En Birmanie, Antony Blinken, le secrétaire d’Etat américain adjoint, a rencontré jeudi après-midi le président birman Thein Sein à Naypyidaw. Des rencontres étaient également prévues avec les ministres des Affaires étrangères de Malaisie, Anifah Aman, et d’Indonésie, Retno Marsudi.

Les Etats-Unis se sont déclarés disposés à « aider les pays de la région à porter le fardeau » de l’accueil des migrants.

La Birmanie a affirmé jeudi avoir commencé ses propres activités de sauvetage il y a une semaine.

Le gouvernement birman campe sur son refus de reconnaître la minorité de Rohingyas comme groupe ethnique, les considérant comme des immigrés illégaux du Bangladesh voisin même s’ils sont installés pour certains en Birmanie depuis des générations. Ils n’ont pas de papiers, pas d’accès aux systèmes scolaire et sanitaire ni au marché du travail.

Cette communauté, estimée à 1,3 million, vit principalement en Etat Rakhine, région du nord-ouest de la Birmanie frontalière du Bangladesh.

« S’ils s’apprêtent à parler des Rohingyas, comme nous l’avons déjà dit, nous n’accepterons pas ce terme », a mis en garde Zaw Htay, porte-parole de la présidence birmane.

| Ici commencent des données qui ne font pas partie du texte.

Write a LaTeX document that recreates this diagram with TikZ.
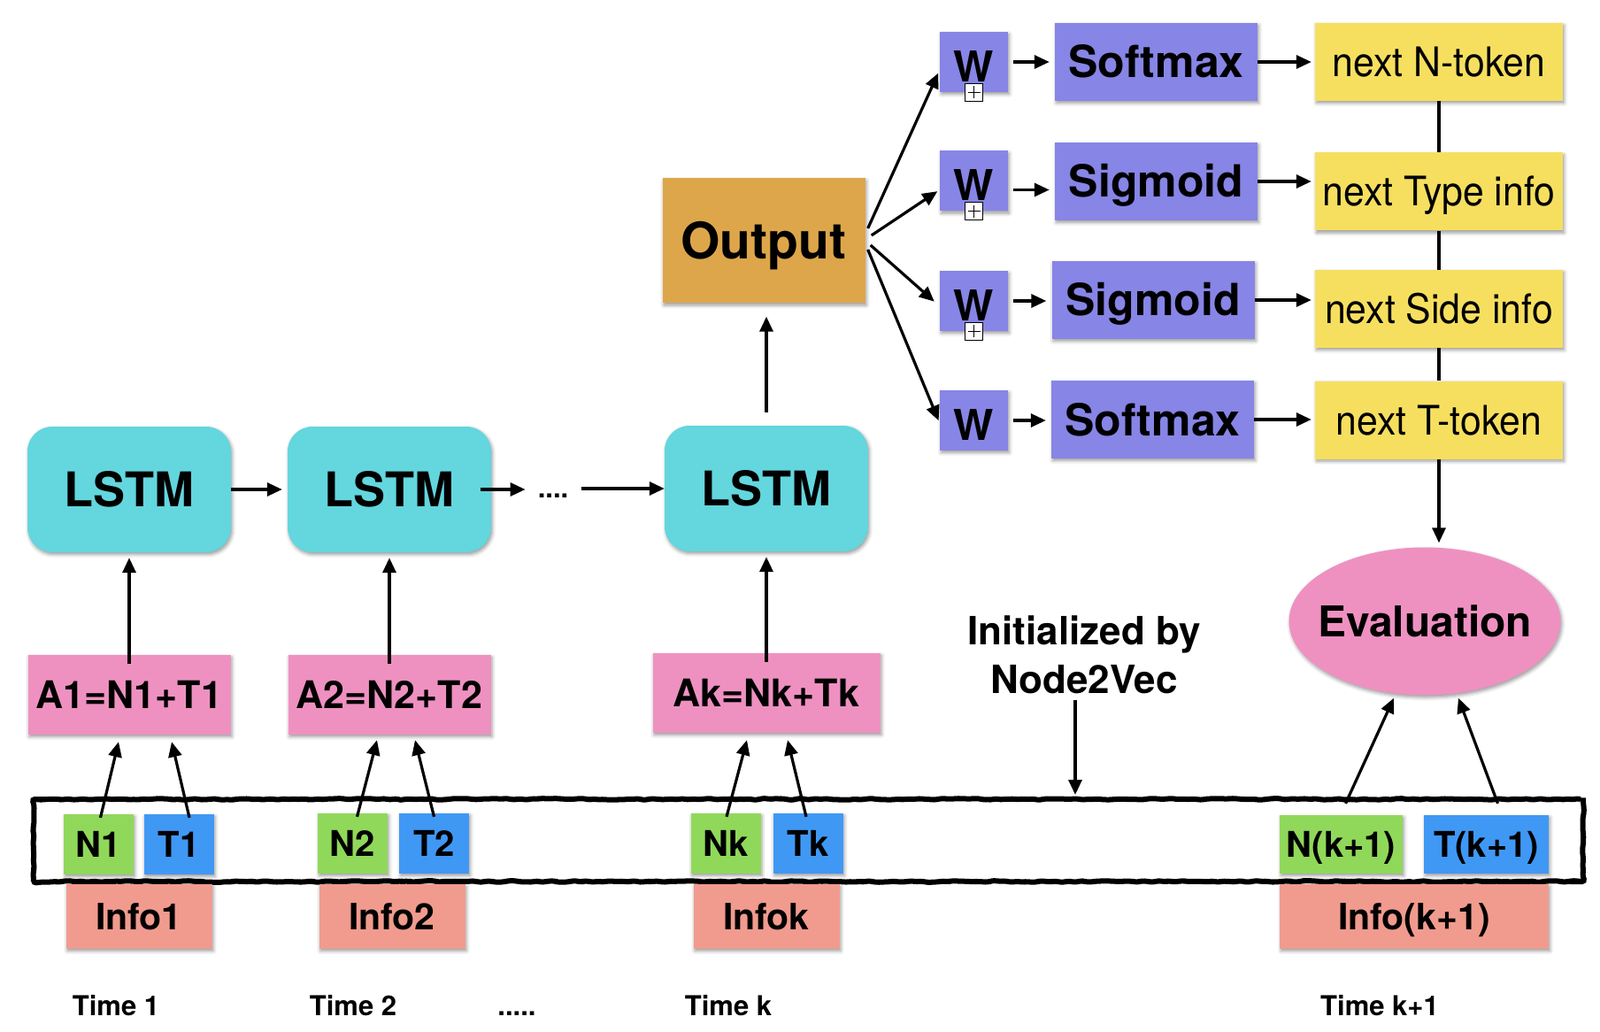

Mais ce dernier a confirmé que la Birmanie assisterait à un sommet régional prévu sur la crise à Bangkok le 29 mai, alors que le pays, sous pression internationale depuis plusieurs jours, a légèrement assoupli sa position et s’est dit prêt à offrir une aide humanitaire aux migrants.

Au large de la Birmanie, d’après les Nations unies, plus de 2.000 migrants seraient retenus sur des bateaux par les passeurs dans des conditions terrifiantes, selon les rares rescapés qui ont payé une rançon pour revenir à terre.

« Trente-sept d’entre nous, qui avaient payé, on été poussés par-dessus bord avant l’aube. Nous avons ensuite nagé pendant environ deux heures » avant d’atteindre la côte birmane, a raconté par téléphone à l’AFP Mohammad Nabi, un Bangladais, qui est depuis revenu dans son pays. Selon lui, seuls 27 migrants ont atteint la côte. Les garde-côtes du Bangladesh ont fait état de 17 rescapés.